In case you don’t keep up on international fluff news (you know, the happy stuff that doesn’t involve people shooting at each other or blowing each other up), you may not know that Japan just breathed a huge sigh of relief because an heir to the Japanese Imperial Throne was born on September 6th.
While this may seem like a trivial thing in today’s modern era, where kings and emperors are just so passe, but in this case it is a big deal.
This is the first male heir born in over forty years to an imperial line that has been in place for over 1,500 years. The historian in me is thrilled, the feminist in me is a bit disappointed. The Japanese imperial line was almost faced with accepting the first female heir to the throne. Que Sera, Sera.
An interesting little factoid is that this little bundle of joy was born to the Chrysanthemum Throne three days before Kiku-no Sekku, the Chrysanthemum Festival.
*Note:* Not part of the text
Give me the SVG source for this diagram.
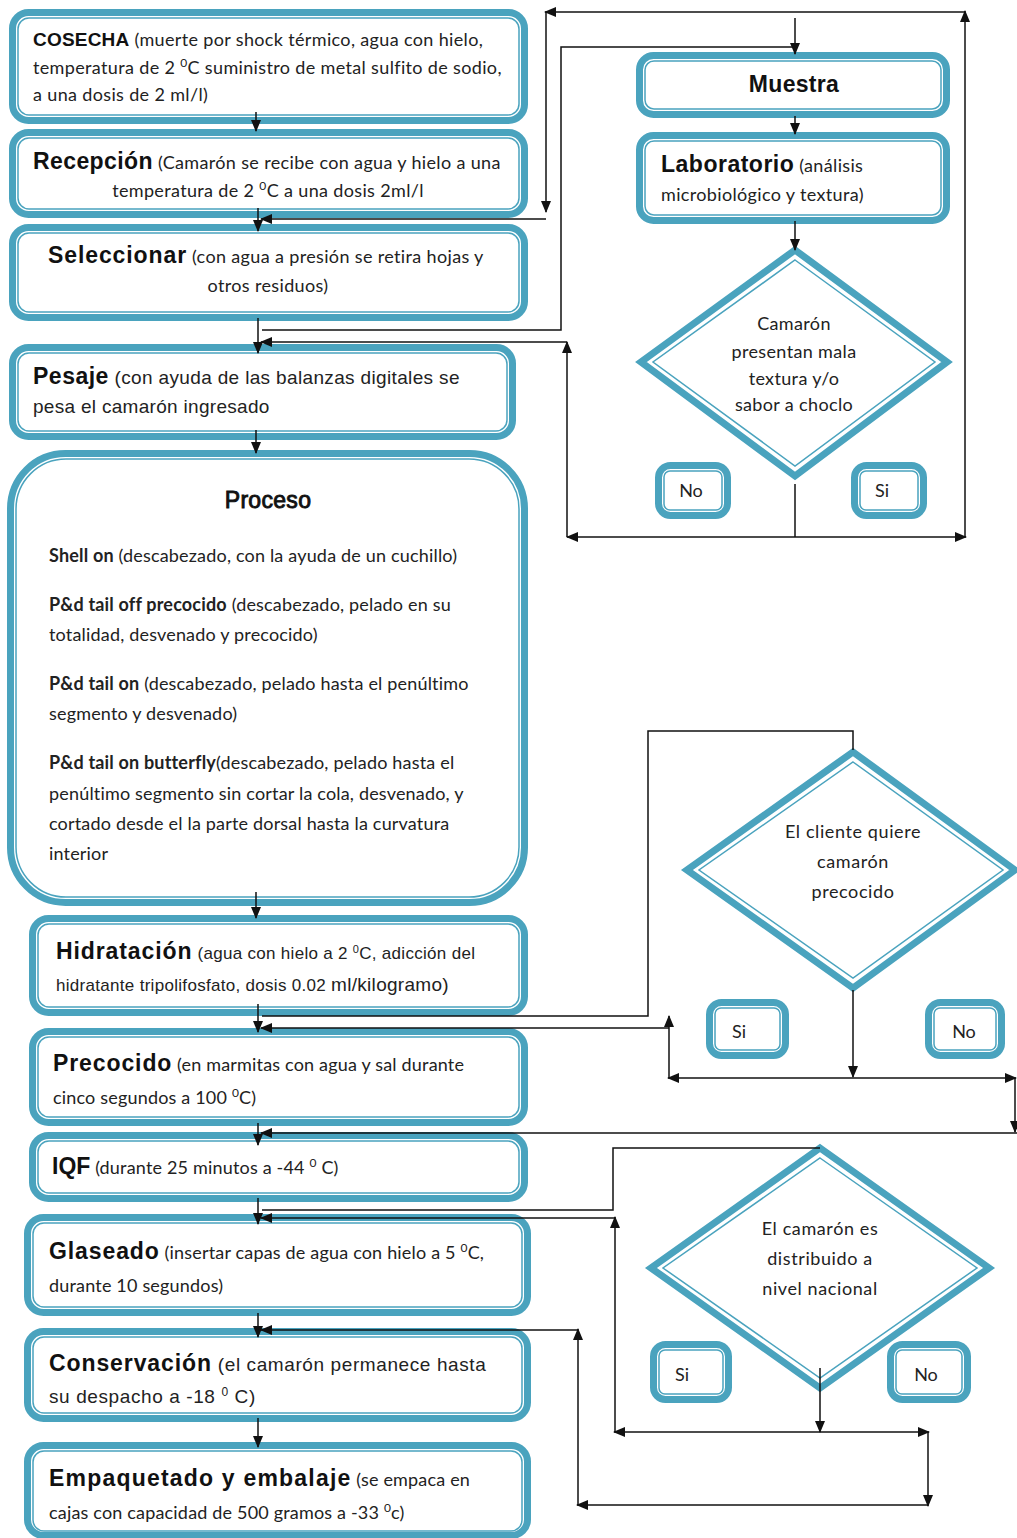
<svg xmlns="http://www.w3.org/2000/svg" width="1017" height="1538" viewBox="0 0 1017 1538">
<style>
.o{fill:#fff;stroke:#4aa3be;stroke-width:7}
.i{fill:none;stroke:#4aa3be;stroke-width:1.5}
.c{fill:none;stroke:#111;stroke-width:1.5}
.h{font-family:"Liberation Sans",Arial,sans-serif;font-weight:bold;fill:#111;font-size:23px;letter-spacing:0.9px}
.b{font-family:Lato,"Liberation Sans",sans-serif;fill:#222;font-size:18px}
.a{font-family:"Liberation Sans",Arial,sans-serif;fill:#222}
.bb{font-weight:bold}
.w1{letter-spacing:0.35px}
.w2{letter-spacing:0.18px}
</style>
<defs>
<marker id="ar" markerWidth="12" markerHeight="10" refX="11" refY="5" orient="auto" markerUnits="userSpaceOnUse">
<path d="M0,0 L12,5 L0,10 z" fill="#111"/>
</marker>
</defs>
<rect width="1017" height="1538" fill="#fff"/>

<g id="cosecha">
<rect class="o" x="12.5" y="12.5" width="512" height="108" rx="16"/>
<rect class="i" x="18" y="18" width="501" height="97" rx="11"/>
<text x="33" y="46"><tspan class="h" style="font-size:19px;letter-spacing:0.2px">COSECHA</tspan><tspan class="b w1"> (muerte por shock térmico, agua con hielo,</tspan></text>
<text class="b w1" x="33" y="74">temperatura de 2 <tspan font-size="12" baseline-shift="super">0</tspan>C  suministro de metal sulfito de sodio,</text>
<text class="b w1" x="33" y="101">a una dosis de 2 ml/l)</text>
</g>

<g id="recepcion">
<rect class="o" x="12.5" y="132.5" width="512" height="82" rx="16"/>
<rect class="i" x="18" y="138" width="501" height="71" rx="11"/>
<text x="33" y="169"><tspan class="h" style="letter-spacing:0.4px">Recepción</tspan><tspan class="b w1">  (Camarón se recibe con agua y hielo a una</tspan></text>
<text class="b w1" x="268" y="197" text-anchor="middle">temperatura de 2 <tspan font-size="12" baseline-shift="super">0</tspan>C a una dosis 2ml/l</text>
</g>

<g id="seleccionar">
<rect class="o" x="12.5" y="227.5" width="512" height="90" rx="16"/>
<rect class="i" x="18" y="233" width="501" height="79" rx="11"/>
<text x="48" y="263"><tspan class="h">Seleccionar</tspan><tspan class="b w1">  (con agua a presión se retira hojas y</tspan></text>
<text class="b w1" x="268" y="292" text-anchor="middle">otros residuos)</text>
</g>

<g id="pesaje">
<rect class="o" x="12.5" y="347.5" width="500" height="89" rx="16"/>
<rect class="i" x="18" y="353" width="489" height="78" rx="11"/>
<text x="33" y="384"><tspan class="h" style="letter-spacing:0.5px">Pesaje</tspan><tspan class="a" font-size="19" letter-spacing="0.35"> (con ayuda de las balanzas digitales se</tspan></text>
<text class="a" x="33" y="413" font-size="19" letter-spacing="0.3">pesa el camarón ingresado</text>
</g>

<g id="proceso">
<rect class="o" x="10.5" y="453.5" width="514" height="449" rx="55"/>
<rect class="i" x="16" y="459" width="503" height="438" rx="50"/>
<text class="h" x="268" y="508" text-anchor="middle" style="letter-spacing:0.3px;font-weight:normal" stroke="#111" stroke-width="0.9">Proceso</text>
<g class="b w2">
<text x="49" y="562"><tspan class="bb">Shell on</tspan> (descabezado, con la ayuda de un cuchillo)</text>
<text x="49" y="611"><tspan class="bb">P&amp;d tail off precocido</tspan> (descabezado, pelado en su</text>
<text x="49" y="641">totalidad, desvenado y precocido)</text>
<text x="49" y="690"><tspan class="bb">P&amp;d tail on</tspan> (descabezado, pelado hasta el penúltimo</text>
<text x="49" y="720">segmento y desvenado)</text>
<text x="49" y="769"><tspan class="bb">P&amp;d tail on butterfly</tspan>(descabezado, pelado hasta el</text>
<text x="49" y="800">penúltimo segmento  sin cortar la cola, desvenado, y</text>
<text x="49" y="830">cortado desde el la parte dorsal hasta la curvatura</text>
<text x="49" y="860">interior</text>
</g>
</g>

<g id="hidratacion">
<rect class="o" x="32.5" y="918.5" width="492" height="94" rx="16"/>
<rect class="i" x="38" y="924" width="481" height="83" rx="11"/>
<text x="56" y="959"><tspan class="h">Hidratación</tspan><tspan class="a" font-size="17" letter-spacing="0.3"> (agua con hielo a 2 <tspan font-size="11" baseline-shift="super">0</tspan>C, adicción del</tspan></text>
<text class="a" x="56" y="991" font-size="17" letter-spacing="0.3">hidratante tripolifosfato, dosis 0.02 <tspan font-size="19">ml/kilogramo)</tspan></text>
</g>

<g id="precocido">
<rect class="o" x="32.5" y="1031.5" width="492" height="91" rx="16"/>
<rect class="i" x="38" y="1037" width="481" height="80" rx="11"/>
<text x="53" y="1071"><tspan class="h">Precocido</tspan><tspan class="b w2"> (en marmitas con agua y sal durante</tspan></text>
<text class="b w2" x="53" y="1104">cinco segundos a 100 <tspan font-size="12" baseline-shift="super">0</tspan>C)</text>
</g>

<g id="iqf">
<rect class="o" x="32.5" y="1135.5" width="492" height="63" rx="16"/>
<rect class="i" x="38" y="1141" width="481" height="52" rx="11"/>
<text x="52" y="1174"><tspan class="h" style="letter-spacing:0px">IQF</tspan><tspan class="b w2"> (durante 25 minutos a -44 <tspan font-size="12" baseline-shift="super">0</tspan> C)</tspan></text>
</g>

<g id="glaseado">
<rect class="o" x="27.5" y="1217.5" width="500" height="95" rx="16"/>
<rect class="i" x="33" y="1223" width="489" height="84" rx="11"/>
<text x="49" y="1259"><tspan class="h">Glaseado</tspan><tspan class="b w2"> (insertar capas de agua con hielo  a 5 <tspan font-size="12" baseline-shift="super">0</tspan>C,</tspan></text>
<text class="b w2" x="49" y="1292">durante 10 segundos)</text>
</g>

<g id="conservacion">
<rect class="o" x="27.5" y="1331.5" width="500" height="87" rx="16"/>
<rect class="i" x="33" y="1337" width="489" height="76" rx="11"/>
<text x="49" y="1371"><tspan class="h">Conservación</tspan><tspan class="a" font-size="19" letter-spacing="0.6">  (el camarón permanece hasta</tspan></text>
<text class="a" x="49" y="1403" font-size="19" letter-spacing="0.6">su despacho a -18 <tspan font-size="12" baseline-shift="super">0</tspan> C)</text>
</g>

<g id="empaquetado">
<rect class="o" x="27.5" y="1445.5" width="500" height="90" rx="16"/>
<rect class="i" x="33" y="1451" width="489" height="80" rx="11"/>
<text x="49" y="1486"><tspan class="h" style="letter-spacing:1.2px">Empaquetado y embalaje</tspan><tspan class="b w2"> (se empaca en</tspan></text>
<text class="b w2" x="49" y="1519">cajas con capacidad de 500 gramos a -33 <tspan font-size="12" baseline-shift="super">0</tspan>c)</text>
</g>

<g id="muestra">
<rect class="o" x="639.5" y="55.5" width="307" height="59" rx="14"/>
<rect class="i" x="645" y="61" width="296" height="48" rx="9"/>
<text class="h" x="794" y="92" text-anchor="middle" style="letter-spacing:0.3px">Muestra</text>
</g>

<g id="laboratorio">
<rect class="o" x="639.5" y="135.5" width="307" height="85" rx="14"/>
<rect class="i" x="645" y="141" width="296" height="74" rx="9"/>
<text x="661" y="172"><tspan class="h" style="letter-spacing:0.5px">Laboratorio</tspan><tspan class="b w1">  (análisis</tspan></text>
<text class="b w1" x="661" y="201">microbiológico y textura)</text>
</g>

<g id="decision1">
<polygon class="o" points="795,250 947,362 795,476 641,362"/>
<polygon class="i" points="795,260 935,362 795,466 653,362"/>
<g class="b w1" text-anchor="middle">
<text x="794" y="330">Camarón</text>
<text x="794" y="358">presentan mala</text>
<text x="794" y="385">textura y/o</text>
<text x="794" y="411">sabor a choclo</text>
</g>
</g>

<g id="no1">
<rect class="o" x="658.5" y="465.5" width="69" height="50" rx="12"/>
<rect class="i" x="664" y="471" width="58" height="39" rx="6"/>
<text class="b" x="691" y="497" text-anchor="middle">No</text>
</g>
<g id="si1">
<rect class="o" x="854.5" y="465.5" width="69" height="50" rx="12"/>
<rect class="i" x="860" y="471" width="58" height="39" rx="6"/>
<text class="b" x="882" y="497" text-anchor="middle">Si</text>
</g>

<g id="decision2">
<polygon class="o" points="853,752 1015,870 853,988 687,870"/>
<polygon class="i" points="853,762 1003,870 853,978 699,870"/>
<g class="b" text-anchor="middle" letter-spacing="0.6">
<text x="853" y="838">El cliente  quiere</text>
<text x="853" y="868">camarón</text>
<text x="853" y="898">precocido</text>
</g>
</g>

<g id="si2">
<rect class="o" x="709.5" y="1002.5" width="76" height="53" rx="12"/>
<rect class="i" x="715" y="1008" width="65" height="42" rx="6"/>
<text class="b" x="739" y="1038" text-anchor="middle">Si</text>
</g>
<g id="no2">
<rect class="o" x="928.5" y="1002.5" width="73" height="53" rx="12"/>
<rect class="i" x="934" y="1008" width="62" height="42" rx="6"/>
<text class="b" x="964" y="1038" text-anchor="middle">No</text>
</g>

<g id="decision3">
<polygon class="o" points="820,1148 989,1268 820,1388 651,1268"/>
<polygon class="i" points="820,1158 977,1268 820,1378 663,1268"/>
<g class="b" text-anchor="middle" letter-spacing="0.6">
<text x="820" y="1235">El camarón es</text>
<text x="820" y="1265">distribuido a</text>
<text x="820" y="1295">nivel nacional</text>
</g>
</g>

<g id="si3">
<rect class="o" x="653.5" y="1344.5" width="75" height="55" rx="12"/>
<rect class="i" x="659" y="1350" width="64" height="44" rx="6"/>
<text class="b" x="682" y="1381" text-anchor="middle">Si</text>
</g>
<g id="no3">
<rect class="o" x="890.5" y="1344.5" width="77" height="55" rx="12"/>
<rect class="i" x="896" y="1350" width="66" height="44" rx="6"/>
<text class="b" x="926" y="1381" text-anchor="middle">No</text>
</g>

<g id="connectors">
<path class="c" d="M256 112 V131" marker-end="url(#ar)"/>
<path class="c" d="M258 208 V231" marker-end="url(#ar)"/>
<path class="c" d="M258 318 V353" marker-end="url(#ar)"/>
<path class="c" d="M262 330 H561 V47 H795"/>
<path class="c" d="M795 18 V54" marker-end="url(#ar)"/>
<path class="c" d="M795 116 V134" marker-end="url(#ar)"/>
<path class="c" d="M795 221 V250" marker-end="url(#ar)"/>
<path class="c" d="M795 484 V537"/>
<path class="c" d="M795 537 H567" marker-end="url(#ar)"/>
<path class="c" d="M795 537 H966" marker-end="url(#ar)"/>
<path class="c" d="M567 537 V342" marker-end="url(#ar)"/>
<path class="c" d="M567 342 H261" marker-end="url(#ar)"/>
<path class="c" d="M965 537 V11" marker-end="url(#ar)"/>
<path class="c" d="M965 12 H545" marker-end="url(#ar)"/>
<path class="c" d="M546 12 V212" marker-end="url(#ar)"/>
<path class="c" d="M546 219 H261" marker-end="url(#ar)"/>
<path class="c" d="M256 430 V453" marker-end="url(#ar)"/>
<path class="c" d="M256 892 V918" marker-end="url(#ar)"/>
<path class="c" d="M258 1004 V1032" marker-end="url(#ar)"/>
<path class="c" d="M262 1016 H648 V731 H853 V750"/>
<path class="c" d="M669 1078 V1016" marker-end="url(#ar)"/>
<path class="c" d="M669 1028 H261" marker-end="url(#ar)"/>
<path class="c" d="M853 990 V1077" marker-end="url(#ar)"/>
<path class="c" d="M853 1078 H668" marker-end="url(#ar)"/>
<path class="c" d="M853 1078 H1016" marker-end="url(#ar)"/>
<path class="c" d="M1015 1078 V1132" marker-end="url(#ar)"/>
<path class="c" d="M1017 1133 H261" marker-end="url(#ar)"/>
<path class="c" d="M258 1123 V1145" marker-end="url(#ar)"/>
<path class="c" d="M258 1198 V1224" marker-end="url(#ar)"/>
<path class="c" d="M262 1210 H613 V1148 H820"/>
<path class="c" d="M615 1432 V1217" marker-end="url(#ar)"/>
<path class="c" d="M615 1218 H261" marker-end="url(#ar)"/>
<path class="c" d="M820 1368 V1432" marker-end="url(#ar)"/>
<path class="c" d="M820 1432 H614" marker-end="url(#ar)"/>
<path class="c" d="M820 1432 H929" marker-end="url(#ar)"/>
<path class="c" d="M928 1432 V1506" marker-end="url(#ar)"/>
<path class="c" d="M928 1505 H577" marker-end="url(#ar)"/>
<path class="c" d="M578 1505 V1329" marker-end="url(#ar)"/>
<path class="c" d="M578 1330 H261" marker-end="url(#ar)"/>
<path class="c" d="M258 1313 V1337" marker-end="url(#ar)"/>
<path class="c" d="M258 1418 V1447" marker-end="url(#ar)"/>
</g>
</svg>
Chrysanthemums are also the national flower of Japan. I’d say that this is a sign or there is one heck of an insistent PR department driving the marketing and sexual relations of the Imperial family.
In Japan and many other parts of Asia, chrysanthemums are viewed as sacred plants. I, in my own garden, also view them as sacred plants. They are my Fall saviors. I have to admit at this late stage of summer, if it weren’t for the exuberance of mums, my yard would look a bit bereft. I am thanking the powers that be that I have mums to make my Autumn look that much prettier.
So, in light of all of this, all I can say is “Long live the Chrysanthemum Throne!” and long may my chrysanthemums bloom in my garden, hopefully for as long as the Chrysanthemum Throne reigns.